The drama comes when Stella tells her dad Will, (a charming man of absolutely no responsibility we are told again and again) that a girl will have her throat slit and asks him to try to prevent it. When it happens anyway he becomes the target of the ensuing investigation due to his strange foreknowledge. The killer then tries to track Stella down to prevent him from being uncovered.
This is by far the weakest part of the plot. The killer's actions make very little sense, the police and judicial systems are implausible at best in their own actions, Will is far too dim, and the way in which the killer pops up and gets resolved is just very awkwardly handled. All of this from a plot arc that is really unnecessary.
The gifts themselves are handled in clumsy fashion and with a slapdash sort of fashion. Stella sees preventable deaths but only of some people. She knows when they'll die, but only for some people. The visions are metaphorical, except when they're literal. Elinor can spot a lie which she takes as meaning she can spot a liar (I'm not clear on if this is her flaw or Hoffman's), but not always. The gifts conveniently occur for plot movement. They are seemingly never discussed among the women yet somehow there is shared information--either an inconsistency or a section the reader should have seen. The biggest oversight with regard to the gifts is the way in which Stella's seems to have almost no emotional impact on her.
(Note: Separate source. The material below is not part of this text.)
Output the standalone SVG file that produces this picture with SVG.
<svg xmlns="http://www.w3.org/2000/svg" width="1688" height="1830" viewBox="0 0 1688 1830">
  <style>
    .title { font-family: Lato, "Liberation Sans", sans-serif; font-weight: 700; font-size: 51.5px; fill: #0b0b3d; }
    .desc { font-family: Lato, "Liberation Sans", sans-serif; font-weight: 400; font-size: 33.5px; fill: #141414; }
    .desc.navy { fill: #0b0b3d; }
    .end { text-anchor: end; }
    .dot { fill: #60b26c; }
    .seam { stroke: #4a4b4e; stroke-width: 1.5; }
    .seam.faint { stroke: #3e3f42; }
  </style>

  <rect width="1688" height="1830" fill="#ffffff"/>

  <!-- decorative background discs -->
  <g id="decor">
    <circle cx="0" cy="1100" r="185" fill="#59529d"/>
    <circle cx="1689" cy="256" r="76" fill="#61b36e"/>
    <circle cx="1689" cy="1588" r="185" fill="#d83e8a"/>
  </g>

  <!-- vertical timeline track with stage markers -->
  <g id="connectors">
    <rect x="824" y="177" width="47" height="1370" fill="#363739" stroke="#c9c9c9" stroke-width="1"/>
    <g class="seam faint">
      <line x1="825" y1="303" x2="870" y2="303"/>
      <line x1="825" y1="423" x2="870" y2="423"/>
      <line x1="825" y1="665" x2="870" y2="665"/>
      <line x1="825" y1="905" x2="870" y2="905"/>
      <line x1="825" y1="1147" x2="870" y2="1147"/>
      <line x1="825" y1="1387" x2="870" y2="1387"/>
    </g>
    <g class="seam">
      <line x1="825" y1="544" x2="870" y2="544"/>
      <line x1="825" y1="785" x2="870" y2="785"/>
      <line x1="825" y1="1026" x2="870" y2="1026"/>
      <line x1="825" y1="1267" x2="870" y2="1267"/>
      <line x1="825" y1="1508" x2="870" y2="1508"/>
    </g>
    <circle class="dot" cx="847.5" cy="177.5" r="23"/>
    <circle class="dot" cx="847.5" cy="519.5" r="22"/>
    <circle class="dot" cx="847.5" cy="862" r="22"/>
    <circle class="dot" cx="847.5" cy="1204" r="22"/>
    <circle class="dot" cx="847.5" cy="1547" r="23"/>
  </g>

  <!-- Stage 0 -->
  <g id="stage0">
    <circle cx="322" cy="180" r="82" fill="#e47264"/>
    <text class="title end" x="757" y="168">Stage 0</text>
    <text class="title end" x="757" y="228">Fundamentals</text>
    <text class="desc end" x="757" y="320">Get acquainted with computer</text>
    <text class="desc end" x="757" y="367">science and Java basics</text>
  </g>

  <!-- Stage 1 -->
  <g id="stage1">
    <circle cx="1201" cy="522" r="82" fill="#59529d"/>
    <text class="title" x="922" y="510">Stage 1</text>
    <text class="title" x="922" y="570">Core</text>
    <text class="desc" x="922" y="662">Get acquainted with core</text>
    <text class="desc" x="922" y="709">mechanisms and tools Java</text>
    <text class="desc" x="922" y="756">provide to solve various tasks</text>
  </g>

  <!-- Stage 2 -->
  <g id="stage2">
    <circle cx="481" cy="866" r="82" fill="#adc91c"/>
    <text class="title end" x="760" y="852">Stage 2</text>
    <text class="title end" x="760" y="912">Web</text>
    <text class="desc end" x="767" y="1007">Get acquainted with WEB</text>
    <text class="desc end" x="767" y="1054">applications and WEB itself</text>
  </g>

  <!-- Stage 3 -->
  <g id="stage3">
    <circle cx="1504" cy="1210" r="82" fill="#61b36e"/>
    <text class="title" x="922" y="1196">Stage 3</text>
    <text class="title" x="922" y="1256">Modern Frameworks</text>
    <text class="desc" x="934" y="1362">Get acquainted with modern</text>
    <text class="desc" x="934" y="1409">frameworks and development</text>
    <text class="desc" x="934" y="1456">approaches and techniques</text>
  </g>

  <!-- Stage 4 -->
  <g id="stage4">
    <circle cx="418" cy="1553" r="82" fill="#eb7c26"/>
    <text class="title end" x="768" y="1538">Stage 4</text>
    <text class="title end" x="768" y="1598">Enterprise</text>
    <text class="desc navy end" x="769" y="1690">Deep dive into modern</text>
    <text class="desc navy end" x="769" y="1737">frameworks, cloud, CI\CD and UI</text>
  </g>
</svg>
A thirteen-year-old girl surrounded by people whose deaths she sees who seems to experience little to no emotion? Thirteen-year-old girls have emotional responses to the new paint on their lockers. The impact of her gift was just too easily glossed over.
There are further flaws of too easy resolutions, too shallow characterization, and repetitive imagery where Hoffman batters the reader a bit too much to make a point or simply doesn't trust the reader to catch an allusion or thematic lead. And then there are simply throwaway lines like a character getting into Harvard due only to their SAT's. Harvard turns down kids with perfect scores; nobody gets in based on their SAT's.
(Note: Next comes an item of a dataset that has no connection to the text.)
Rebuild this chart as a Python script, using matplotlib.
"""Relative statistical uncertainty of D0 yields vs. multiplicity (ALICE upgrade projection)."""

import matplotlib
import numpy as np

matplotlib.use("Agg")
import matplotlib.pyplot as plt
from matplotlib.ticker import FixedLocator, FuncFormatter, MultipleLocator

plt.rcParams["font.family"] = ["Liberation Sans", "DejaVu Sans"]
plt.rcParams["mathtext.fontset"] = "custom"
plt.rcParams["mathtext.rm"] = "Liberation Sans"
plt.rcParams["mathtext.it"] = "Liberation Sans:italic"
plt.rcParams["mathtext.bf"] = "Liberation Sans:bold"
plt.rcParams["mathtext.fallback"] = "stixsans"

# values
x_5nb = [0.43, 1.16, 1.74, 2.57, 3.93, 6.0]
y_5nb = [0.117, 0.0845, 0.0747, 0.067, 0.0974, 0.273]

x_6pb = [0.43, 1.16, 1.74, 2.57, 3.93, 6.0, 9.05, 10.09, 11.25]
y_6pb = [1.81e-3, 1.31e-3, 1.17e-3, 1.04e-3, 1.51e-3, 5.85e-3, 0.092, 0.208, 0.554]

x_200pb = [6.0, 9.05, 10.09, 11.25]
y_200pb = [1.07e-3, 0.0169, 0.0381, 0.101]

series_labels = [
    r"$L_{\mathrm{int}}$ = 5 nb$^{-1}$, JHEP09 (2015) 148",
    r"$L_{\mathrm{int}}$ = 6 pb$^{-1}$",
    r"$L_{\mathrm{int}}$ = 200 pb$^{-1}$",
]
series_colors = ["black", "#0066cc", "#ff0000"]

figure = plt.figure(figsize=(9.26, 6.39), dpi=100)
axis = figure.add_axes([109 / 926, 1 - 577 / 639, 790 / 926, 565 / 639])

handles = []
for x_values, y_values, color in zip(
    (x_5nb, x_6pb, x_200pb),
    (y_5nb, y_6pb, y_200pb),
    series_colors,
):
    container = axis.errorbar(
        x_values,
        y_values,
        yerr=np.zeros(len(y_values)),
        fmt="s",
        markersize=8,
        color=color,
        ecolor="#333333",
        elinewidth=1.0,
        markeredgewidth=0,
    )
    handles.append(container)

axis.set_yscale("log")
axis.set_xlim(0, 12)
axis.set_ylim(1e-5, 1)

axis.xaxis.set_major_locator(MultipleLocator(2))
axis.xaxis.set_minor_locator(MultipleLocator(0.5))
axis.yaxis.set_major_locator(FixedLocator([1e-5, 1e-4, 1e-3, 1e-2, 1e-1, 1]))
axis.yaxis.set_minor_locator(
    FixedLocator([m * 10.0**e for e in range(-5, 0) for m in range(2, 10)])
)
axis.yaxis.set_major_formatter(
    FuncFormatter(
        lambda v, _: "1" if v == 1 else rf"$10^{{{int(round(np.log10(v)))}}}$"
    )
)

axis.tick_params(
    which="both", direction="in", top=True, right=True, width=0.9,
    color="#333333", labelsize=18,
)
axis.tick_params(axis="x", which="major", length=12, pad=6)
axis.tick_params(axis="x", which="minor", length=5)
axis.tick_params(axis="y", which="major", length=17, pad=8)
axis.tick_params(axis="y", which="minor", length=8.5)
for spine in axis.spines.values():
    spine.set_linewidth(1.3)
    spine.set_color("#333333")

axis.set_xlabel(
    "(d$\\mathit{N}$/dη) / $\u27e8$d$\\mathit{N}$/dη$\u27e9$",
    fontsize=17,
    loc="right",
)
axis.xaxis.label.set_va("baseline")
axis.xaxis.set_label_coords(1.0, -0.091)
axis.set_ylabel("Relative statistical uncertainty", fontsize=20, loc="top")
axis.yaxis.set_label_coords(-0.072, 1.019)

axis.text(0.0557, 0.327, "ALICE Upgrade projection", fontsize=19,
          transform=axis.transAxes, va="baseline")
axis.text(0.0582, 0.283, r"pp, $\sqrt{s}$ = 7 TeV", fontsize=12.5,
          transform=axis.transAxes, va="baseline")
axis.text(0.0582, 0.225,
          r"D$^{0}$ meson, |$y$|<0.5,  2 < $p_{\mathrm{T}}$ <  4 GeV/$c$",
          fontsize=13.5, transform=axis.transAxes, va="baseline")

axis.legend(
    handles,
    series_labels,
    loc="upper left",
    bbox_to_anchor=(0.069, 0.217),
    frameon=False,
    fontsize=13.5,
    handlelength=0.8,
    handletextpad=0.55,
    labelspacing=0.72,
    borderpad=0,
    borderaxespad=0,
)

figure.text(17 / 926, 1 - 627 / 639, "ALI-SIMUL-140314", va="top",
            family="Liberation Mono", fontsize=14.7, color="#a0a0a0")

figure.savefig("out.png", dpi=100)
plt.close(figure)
Interestingly, by far the strongest characters are also the oldest--Elinor and her doctor. His characterization stands out for its richness and depth, while hers is not as strong but still a highlight of the book. The doctor's son Hap is not drawn as fully but the details are rich and human. The others are weakly portrayed with some being only two-dimensional.
The historical sections are some of the strongest writing and one wishes there could have been more. Just as one wishes Hoffman could have focused more on the relationships among the three generations without the distraction of the murder or a "bad-boy" dispute between mom and daughter that seldom rises above sitcom fare.
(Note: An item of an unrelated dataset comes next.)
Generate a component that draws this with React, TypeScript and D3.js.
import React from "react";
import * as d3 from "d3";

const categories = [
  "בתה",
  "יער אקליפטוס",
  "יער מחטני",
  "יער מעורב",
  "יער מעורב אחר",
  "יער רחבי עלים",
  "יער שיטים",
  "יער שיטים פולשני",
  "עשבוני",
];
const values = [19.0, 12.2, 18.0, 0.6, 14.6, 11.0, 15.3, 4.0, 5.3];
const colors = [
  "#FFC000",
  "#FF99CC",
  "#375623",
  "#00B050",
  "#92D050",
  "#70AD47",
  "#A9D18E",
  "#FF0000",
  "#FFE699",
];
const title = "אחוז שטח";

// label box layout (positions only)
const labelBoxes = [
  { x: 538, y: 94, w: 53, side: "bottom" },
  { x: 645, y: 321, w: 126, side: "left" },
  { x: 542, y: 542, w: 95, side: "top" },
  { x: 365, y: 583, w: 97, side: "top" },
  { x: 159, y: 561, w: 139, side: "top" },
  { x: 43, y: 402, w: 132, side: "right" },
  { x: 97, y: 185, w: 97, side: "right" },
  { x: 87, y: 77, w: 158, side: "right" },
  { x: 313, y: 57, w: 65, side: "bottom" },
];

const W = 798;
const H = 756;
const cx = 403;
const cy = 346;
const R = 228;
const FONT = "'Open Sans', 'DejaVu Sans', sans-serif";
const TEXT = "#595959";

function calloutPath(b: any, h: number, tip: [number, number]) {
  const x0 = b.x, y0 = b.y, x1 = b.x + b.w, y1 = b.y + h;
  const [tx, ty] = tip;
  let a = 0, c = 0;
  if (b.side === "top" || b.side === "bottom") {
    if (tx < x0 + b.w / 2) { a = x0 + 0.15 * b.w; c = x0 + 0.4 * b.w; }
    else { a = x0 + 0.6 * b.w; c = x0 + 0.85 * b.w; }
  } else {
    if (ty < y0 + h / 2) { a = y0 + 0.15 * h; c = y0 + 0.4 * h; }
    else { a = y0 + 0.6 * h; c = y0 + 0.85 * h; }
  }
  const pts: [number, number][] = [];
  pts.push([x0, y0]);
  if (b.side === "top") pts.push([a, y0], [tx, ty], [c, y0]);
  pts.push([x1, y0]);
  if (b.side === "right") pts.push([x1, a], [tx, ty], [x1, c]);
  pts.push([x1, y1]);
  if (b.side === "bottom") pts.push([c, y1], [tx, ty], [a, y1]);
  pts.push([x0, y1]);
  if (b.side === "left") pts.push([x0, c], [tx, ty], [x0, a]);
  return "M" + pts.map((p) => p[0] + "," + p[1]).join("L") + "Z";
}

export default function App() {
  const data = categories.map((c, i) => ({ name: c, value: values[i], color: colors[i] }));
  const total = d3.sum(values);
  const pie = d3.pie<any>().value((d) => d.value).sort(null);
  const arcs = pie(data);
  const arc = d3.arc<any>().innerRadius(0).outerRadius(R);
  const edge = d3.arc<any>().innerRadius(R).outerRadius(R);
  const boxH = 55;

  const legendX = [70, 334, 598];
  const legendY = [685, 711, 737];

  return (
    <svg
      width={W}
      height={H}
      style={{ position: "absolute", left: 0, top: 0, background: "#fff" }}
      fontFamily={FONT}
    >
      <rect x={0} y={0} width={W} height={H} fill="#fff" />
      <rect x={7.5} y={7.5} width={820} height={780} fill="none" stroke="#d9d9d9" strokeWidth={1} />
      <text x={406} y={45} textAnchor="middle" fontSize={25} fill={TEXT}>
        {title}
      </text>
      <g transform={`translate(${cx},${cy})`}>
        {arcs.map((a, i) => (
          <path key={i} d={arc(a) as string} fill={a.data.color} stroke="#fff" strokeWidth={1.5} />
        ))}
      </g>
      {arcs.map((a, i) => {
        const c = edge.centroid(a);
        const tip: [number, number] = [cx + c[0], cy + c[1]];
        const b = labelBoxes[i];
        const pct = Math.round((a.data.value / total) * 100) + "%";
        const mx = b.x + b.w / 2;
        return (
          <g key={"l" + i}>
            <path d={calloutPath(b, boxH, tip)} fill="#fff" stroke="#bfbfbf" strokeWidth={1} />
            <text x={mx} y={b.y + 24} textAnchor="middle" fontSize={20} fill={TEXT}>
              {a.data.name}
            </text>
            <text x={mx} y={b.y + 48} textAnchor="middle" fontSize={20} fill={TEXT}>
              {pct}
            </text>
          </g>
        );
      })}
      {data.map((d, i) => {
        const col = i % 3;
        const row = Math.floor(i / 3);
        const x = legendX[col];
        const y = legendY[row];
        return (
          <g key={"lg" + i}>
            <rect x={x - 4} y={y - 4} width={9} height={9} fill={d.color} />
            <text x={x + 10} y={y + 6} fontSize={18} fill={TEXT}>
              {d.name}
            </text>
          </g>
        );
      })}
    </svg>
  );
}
People who like Hoffman will probably still enjoy the book despite its flaws. It's more a frustratingly weak book than a bad book. But those looking for an introduction to her work probably want to start elsewhere.
Rating: Summary: A great story from a great storyteller . . . Review: Probably, no one would call Hoffman's work great "literature," but she certainly writes terrific books. I've read them all, over the years, and I've enjoyed them all to a greater or lesser extent, but this one may be her best. Still, it perhaps ought not to be the *first* one you read; it seems almost as though all of her previous books have led up to their culmination in The Probable Future. Hoffman has a knack for writing so matter-of-factly about magic and the supernatural as to make them seem perfectly normal, or at least acceptable, in the contemporary world. Jenny, coping with a failed marriage and holding down a boring office job in Boston, accepts her ability to dream other people's dreams. Her mother, Elinor, can always tell a liar. Her thirteen-year-old daughter, Stella, an increasingly wild child with an eye for slinky black dresses and scarlet lipstick, has to deal with the unwanted gift of seeing other people's deaths. But all the Sparrow women of Unity, Massachusetts, of whom Stella is the thirteenth generation, have some kind of gift that first appears on the morning of their thirteenth birthdays. As you learn about the three Sparrow women and the men and boys with whom their lives are entwined, you learn also about Unity, which drowned Rebecca Sparrow as a witch in the 1680s, but which all the Sparrow women have nurtured and given much of their lives to. You learn to appreciate their home, Cake House. And you learn to see how people can change completely, given the proper motivation at the right time. There's a murder in the story, too, though not a mystery, exactly; it's the catalyst that brings Stella and then Jenny back to Unity, to rediscover the directions in which their lives are destined to go. Hoffman also has a knack for spinning out descriptions of people and places in an almost 19th century way -- until Stella dyes her hair and all her clothing black, and other bits of contemporary business jar you back into the present. Magic and magical.
Rating: Summary: The Faerie Queens Review: The charm of the mystical and mysterious goings-on of a family have been amusing and interesting to read as in her "Practical Magic," but Alice Hoffman has reached the end of the train line thematically with "The Probable Future," even though the Sparrow women, the Avery, Stewart and Elliot folk hold your interest for a good part of the time. The Sparrow women (mother Elinor, daughter Jenny and granddaughter Selma) come from a long line of women who have spooked the town of Unity for generations (sound familiar?) based on a number of truths and half and quarter truths, legends and mysteries. And in one way or another the Avery, Stewart and Elliott men have loved them just the same despite all this hocus-pocus. Hoffman has done this all before, and even though there are some beautifully written passages in the book and the stuff about the Sparrow family traditions are interesting, reading "The Probable Future" is sometimes a chore. The focus of this novel is the younger group of Unity inhabitants: Stella and Hap Stewart and Jimmy Elliott, Jenny and Will and Matt Avery and to a smaller degree Elinor and Brock Stewart. And this I think is a mistake because it is really Elinor and Brock that have lived full, rounded lives and have much more to say and remember than any of the younger characters, who are more concerned with hairstyles and lipstick and baseball games. "The Probable Future" is a good novel with some beautifully realized scenes and writing. But Hoffman needs to move on and away from this theme of magic and white witches and concentrate her obviously great skills on other things.
Rating: Summary: Glorious & Unforgettable Review: The Probable Future is an unforgettable, glorious, brilliant novel by one of the best storytellers of our time. Alice Hoffman is a stylist; the worlds she creates are amazing. She writes about obsession, love, and death in this book. It's a lesson on learning how to deal with grief in our lifetime, and a page-turner of a story as well. Read it...you won't regret it!